En palabras de Lola Sánchez-Jáuregui, «se van a Francia y aprenden esgrima, baile, francés, y se desfogan un poco con las francesas; y lo mismo que en Italia, donde hay muchas referencias a sexo y a juegos de cartas, todo ello es parte del Tour».
El objetivo era, según Brewer, «conformar un tipo de individuo con conocimientos de la Antigüedad clásica, de los gustos modernos y de otros países, pero decididamente británico». Un perfil como el del propietario de las cajas marcadas como E. D., por el conde («earl», en inglés) de Dartmouth, cuyo hijo, George Legge, acababa de hacer el mismo viaje que hizo su padre anteriormente. Basset y Legge son los protagonistas de los dos retratos por Pompei Batoni que, durante siglos, figuraron sin nombre en el Museo del Prado, y que pueden verse en la exposición.

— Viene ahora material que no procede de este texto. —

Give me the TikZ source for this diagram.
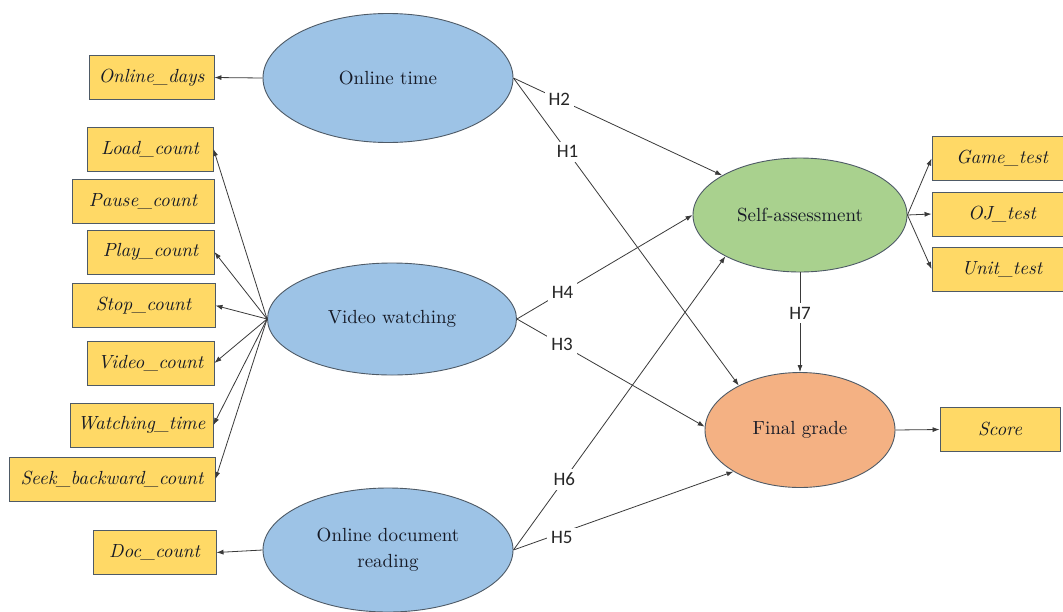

Jóvenes que atravesaban Francia, Suiza e Italia con un séquito de lacayos y sirvientes y acompañados por un tutor y que, con los «souvenirs» artísticos que iban comprando, contribuían a la formación de los criterios estéticos de su época. «Lo más interesante es ver cómo se alcanza una estandarización del gusto», concluye Lola Sánchez-Jáuregui. «Hay cosas que hay que tener y que aparecen repetidas, copias de la "Madonna de la Silla" de Rafael, la aurora de Guido Reni o vistas de los glaciares alpinos», nos explica.
Un mecanismo de establecimiento de estándares estéticos en el que terminaron por jugar un papel crucial esos tutores a quienes los próceres ingleses encomendaban el cuidado, y las finanzas, de sus hijos. Por lo general, eran profesores de Oxford o Cambridge que veían en el Grand Tour una oportunidad única para conocer mundo y tener acceso a las grandes cortes, embajadas y palacios del continente, que recibían con recepciones a los «milordi» ingleses en su sabático.
Personajes como el reverendo William Sandys, tutor de Basset, que había realizado varios viajes ya a Italia, o como David Stevenson, el de Legge, que firma varios de los mapas de Roma encontrados en el Westmorland. «Directores de estudios más que tutores«, según Sánchez-Jáuregui, «que a partir de un momento se convierten en "dealers" porque han tejido ya su red de contactos». Un sutil mecanismo de mercado y del coleccionismo, mostrado con fascinantes nuevos detalles en la exposición en el Ashmolean, que permanecerá abierta hasta el 27 de agosto.